#### Material supplied

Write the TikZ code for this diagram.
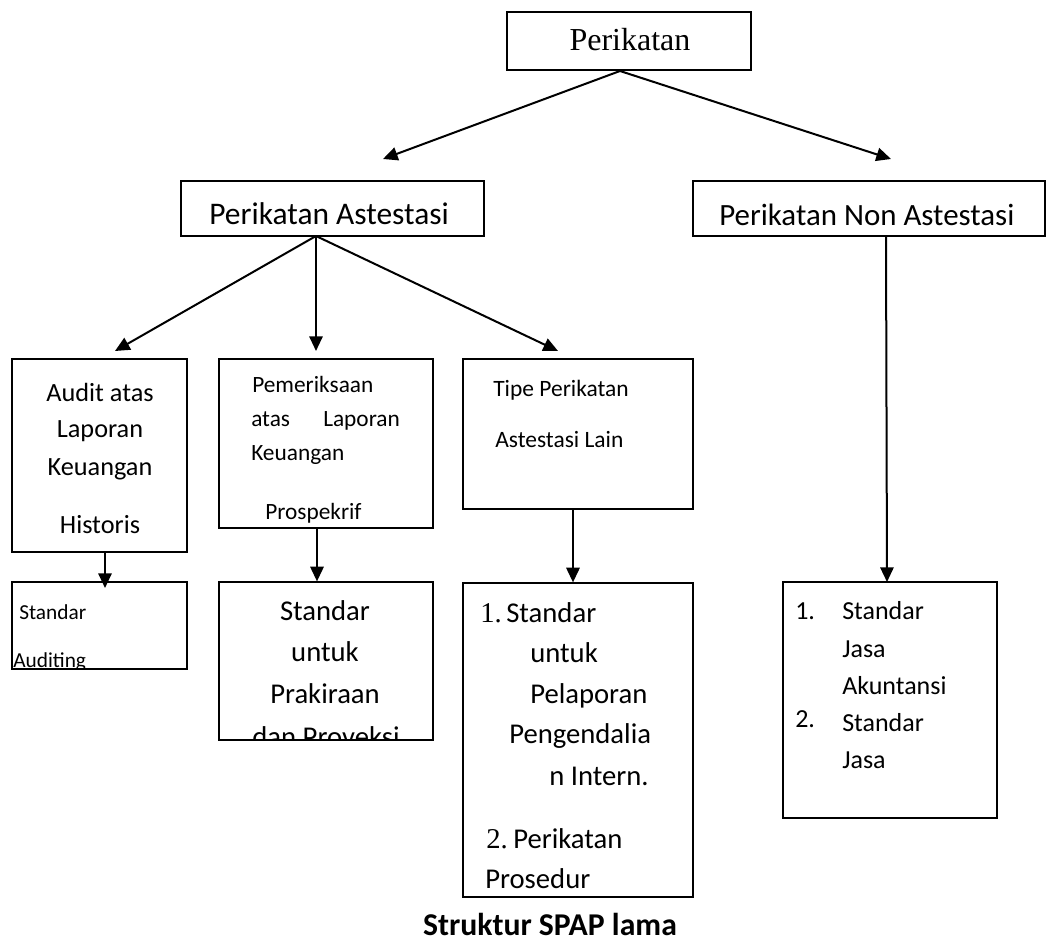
\documentclass[tikz,border=0pt]{standalone}
\usepackage{fontspec}
\setmainfont{Carlito}
\newfontfamily\tms{Liberation Serif}
\usetikzlibrary{arrows.meta,fit}
\newcommand\fs[1]{\fontsize{#1pt}{#1pt}\selectfont}
\begin{document}
\begin{tikzpicture}[x=0.75pt,y=-0.75pt,
  box/.style={draw, line width=0.9pt, inner sep=0pt},
  arr/.style={-{Triangle[length=11pt,width=10pt]}, line width=1.5pt},
  txt/.style={inner sep=0pt, anchor=base west},
  ctr/.style={inner sep=0pt, anchor=base}]
\useasboundingbox (0,0) rectangle (1047,941);
% boxes
\node[box, fit={(507,12) (751,70)}] (per) {};
\node[box, fit={(181,181) (484,236)}] (ast) {};
\node[box, fit={(693,181) (1045,236)}] (non) {};
\node[box, fit={(12,359) (187,552)}] (aud) {};
\node[box, fit={(219,359) (433,528)}] (pem) {};
\node[box, fit={(463,359) (693,509)}] (tip) {};
\node[box, fit={(12,582) (187,669)}] (sa) {};
\node[box, fit={(219,582) (433,740)}] (spk) {};
\node[box, fit={(463,583) (693,897)}] (spp) {};
\node[box, fit={(783,582) (997,818)}] (sja) {};
% texts
\node[ctr, font=\tms\fs{24}] (tper) at (630,51) {Perikatan};
\node[txt, font=\fs{23.6}] (tast) at (209,225) {Perikatan Astestasi};
\node[txt, font=\fs{23.2}] (tnon) at (719,226) {Perikatan Non Astestasi};
% audit
\node[ctr, font=\fs{19.7}] (a1) at (100,402) {Audit atas};
\node[ctr, font=\fs{19.7}] (a2) at (100,438) {Laporan};
\node[ctr, font=\fs{19.7}] (a3) at (100,475) {Keuangan};
\node[ctr, font=\fs{19.7}] (a4) at (100,533) {Historis};
% pemeriksaan
\node[txt, font=\fs{17.5}] (p1) at (252,393) {Pemeriksaan};
\node[txt, font=\fs{17.5}] (p2) at (251,427) {atas};
\node[txt, font=\fs{17.5}] (p2b) at (323,427) {Laporan};
\node[txt, font=\fs{17.5}] (p3) at (251,460) {Keuangan};
\node[txt, font=\fs{17.5}] (p4) at (265,519) {Prospekrif};
% tipe
\node[txt, font=\fs{17.6}] (ti1) at (493,397) {Tipe Perikatan};
\node[txt, font=\fs{17.6}] (ti2) at (495,448) {Astestasi Lain};
% standar auditing
\node[txt, font=\fs{16}] (s1) at (19,619) {Standar};
\begin{scope}
\clip (12,582) rectangle (187,669);
\node[txt, font=\fs{16}] (s2) at (13,667) {Auditing};
\end{scope}
% prakiraan
\node[ctr, font=\fs{21.5}] (k1) at (325,620) {Standar};
\node[ctr, font=\fs{21.5}] (k2) at (325,661) {untuk};
\node[ctr, font=\fs{21.5}] (k3) at (325,703) {Prakiraan};
\begin{scope}
\clip (219,582) rectangle (433,740);
\node[ctr, font=\fs{21.5}] (k4) at (326,746) {dan Proveksi};
\end{scope}
% pelaporan
\node[txt, font=\tms\fs{21.5}] (n1) at (480,622) {1.};
\node[txt, font=\fs{21.5}] (r1) at (506,622) {Standar};
\node[txt, font=\fs{21.5}] (r2) at (530,662) {untuk};
\node[txt, font=\fs{21.5}] (r3) at (530,703) {Pelaporan};
\node[txt, font=\fs{21.5}] (r4) at (509,743) {Pengendalia};
\node[txt, font=\fs{21.5}] (r5) at (549,785) {n Intern.};
\node[txt, font=\tms\fs{21.5}] (n2) at (486,848) {2.};
\node[txt, font=\fs{21.5}] (r6) at (513,848) {Perikatan};
\node[txt, font=\fs{21.5}] (r7) at (485,888) {Prosedur};
% jasa
\node[txt, font=\fs{19.5}] (j0) at (795,619) {1.};
\node[txt, font=\fs{19.5}] (j1) at (842,619) {Standar};
\node[txt, font=\fs{19.5}] (j2) at (842,657) {Jasa};
\node[txt, font=\fs{19.5}] (j3) at (842,694) {Akuntansi};
\node[txt, font=\fs{19.5}] (j4) at (795,727) {2.};
\node[txt, font=\fs{19.5}] (j5) at (842,731) {Standar};
\node[txt, font=\fs{19.5}] (j6) at (842,768) {Jasa};
% caption
\node[ctr, font=\bfseries\fs{23.8}] (cap) at (550,935) {Struktur SPAP lama};
% connectors
\coordinate (o1) at (620,71);
\coordinate (t1) at (383,159);
\coordinate (t2) at (891,159);
\draw[arr] (o1) -- (t1);
\draw[arr] (o1) -- (t2);
\coordinate (fa) at (316,236);
\coordinate (u1) at (115,351);
\coordinate (u2) at (316,351);
\coordinate (u3) at (558,351);
\draw[arr] (fa) -- (u1);
\draw[arr] (fa) -- (u2);
\draw[arr] (fa) -- (u3);
\draw[arr] (aud.south -| 105,0) -- (105,588);
\draw[arr] (pem.south -| 317,0) -- (spk.north -| 317,0);
\draw[arr] (tip.south -| 573,0) -- (spp.north -| 573,0);
\draw[arr] (non.south -| 886,0) -- (887,582);
\end{tikzpicture}
\end{document}
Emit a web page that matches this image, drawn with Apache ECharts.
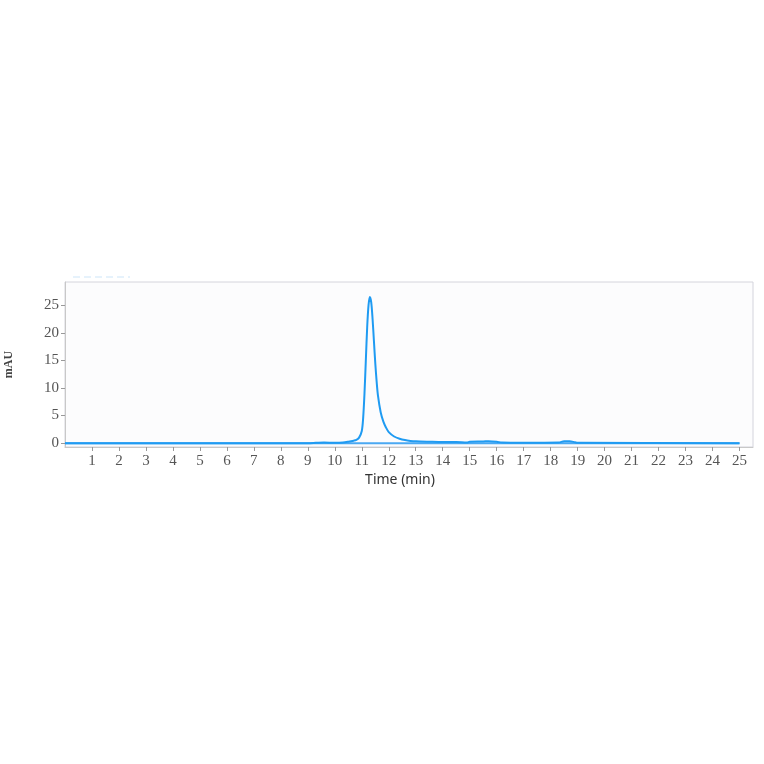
<!DOCTYPE html>
<html><head><meta charset="utf-8">
<script src="https://cdn.jsdelivr.net/npm/echarts@6/dist/echarts.min.js"></script>
<style>html,body{margin:0;padding:0;background:#fff}#c{width:764px;height:764px}</style>
</head><body><div id="c"></div>
<script>
const timeMin = [0, 9.0, 9.3, 9.6, 10.0, 10.3, 10.5, 10.7, 10.8, 10.9, 11.0, 11.05, 11.1, 11.15, 11.2, 11.25, 11.3, 11.35, 11.4, 11.45, 11.5, 11.55, 11.6, 11.7, 11.8, 11.9, 12.0, 12.2, 12.4, 12.6, 12.8, 13.0, 13.5, 14.0, 14.5, 14.9, 15.0, 15.5, 15.7, 16.0, 16.2, 17.0, 18.3, 18.5, 18.7, 18.9, 19.0, 25.0];
const signalMAU = [0, 0, 0.05, 0.1, 0.05, 0.1, 0.25, 0.45, 0.6, 1.0, 2.2, 4.5, 9, 15, 21, 25, 26.5, 25.5, 22.5, 18.5, 14.5, 11.2, 8.6, 5.6, 3.9, 2.8, 2.0, 1.2, 0.8, 0.55, 0.4, 0.32, 0.25, 0.2, 0.2, 0.1, 0.25, 0.3, 0.35, 0.25, 0.1, 0.05, 0.1, 0.35, 0.35, 0.15, 0.05, 0];
const baselineTime = [0, 25];
const baselineMAU = [0, 0];
const xTicks = [1,2,3,4,5,6,7,8,9,10,11,12,13,14,15,16,17,18,19,20,21,22,23,24,25];
const yTicks = [0,5,10,15,20,25];

const chart = echarts.init(document.getElementById('c'), null, {renderer:'canvas'});
const serif = '"Liberation Serif", "DejaVu Serif", serif';
chart.setOption({
  animation: false,
  backgroundColor: '#fff',
  grid: {left: 65, right: 11, top: 282, bottom: 317, show: true, borderColor: '#d4d4dc', borderWidth: 1, backgroundColor: '#fcfcfd', outerBoundsMode: 'none', containLabel: false},
  graphic: [{type:'line', shape:{x1:73,y1:277,x2:130,y2:277}, style:{stroke:'#cde5f8', lineWidth:1, lineDash:[7,4]}}],
  xAxis: {
    type: 'value', min: 0, max: 25.5,
    name: 'Time (min)', nameLocation: 'middle', nameGap: 26,
    nameTextStyle: {color: '#333', fontSize: 14, fontFamily: '"Noto Sans", sans-serif', padding: [0, 18, 0, 0]},
    axisLine: {show: true, onZero: false, lineStyle: {color: '#c8c8c8'}},
    axisTick: {show: true, customValues: xTicks, length: 4, lineStyle: {color: '#999'}},
    axisLabel: {customValues: xTicks, color: '#555', fontSize: 15, fontFamily: serif, margin: 7},
    splitLine: {show: false}
  },
  yAxis: {
    type: 'value', min: -0.7, max: 29.2,
    name: 'mAU', nameLocation: 'middle', nameGap: 50, nameRotate: 90,
    nameTextStyle: {color: '#444', fontSize: 12, fontFamily: serif, fontWeight: 'bold'},
    axisLine: {show: true, lineStyle: {color: '#c8c8c8'}},
    axisTick: {show: true, customValues: yTicks, length: 4, lineStyle: {color: '#999'}},
    axisLabel: {customValues: yTicks, color: '#555', fontSize: 15, fontFamily: serif, margin: 6},
    splitLine: {show: false}
  },
  series: [
    {type: 'line', data: baselineTime.map((t,i)=>[t, baselineMAU[i]]), showSymbol: false, lineStyle: {color: '#4aa8f2', width: 2}},
    {type: 'line', data: timeMin.map((t,i)=>[t, signalMAU[i]]), showSymbol: false, smooth: 0.3, lineStyle: {color: '#1f9bf2', width: 2}}
  ]
});
</script></body></html>
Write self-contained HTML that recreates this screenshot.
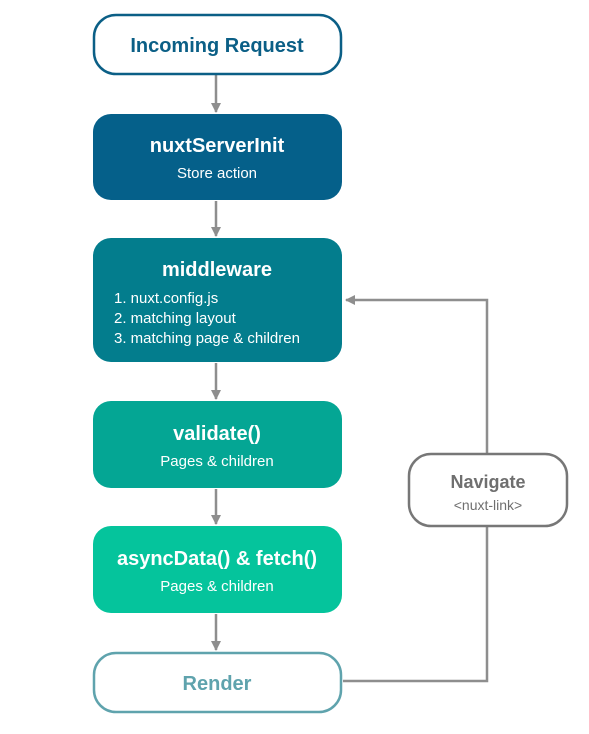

########

Aim. Report every line containing the word "this" from the listing above.

Output below.
Write the TikZ code for this diagram.
Emit a web page that matches this image, drawn with Apache ECharts.
Write self-contained HTML that recreates this screenshot.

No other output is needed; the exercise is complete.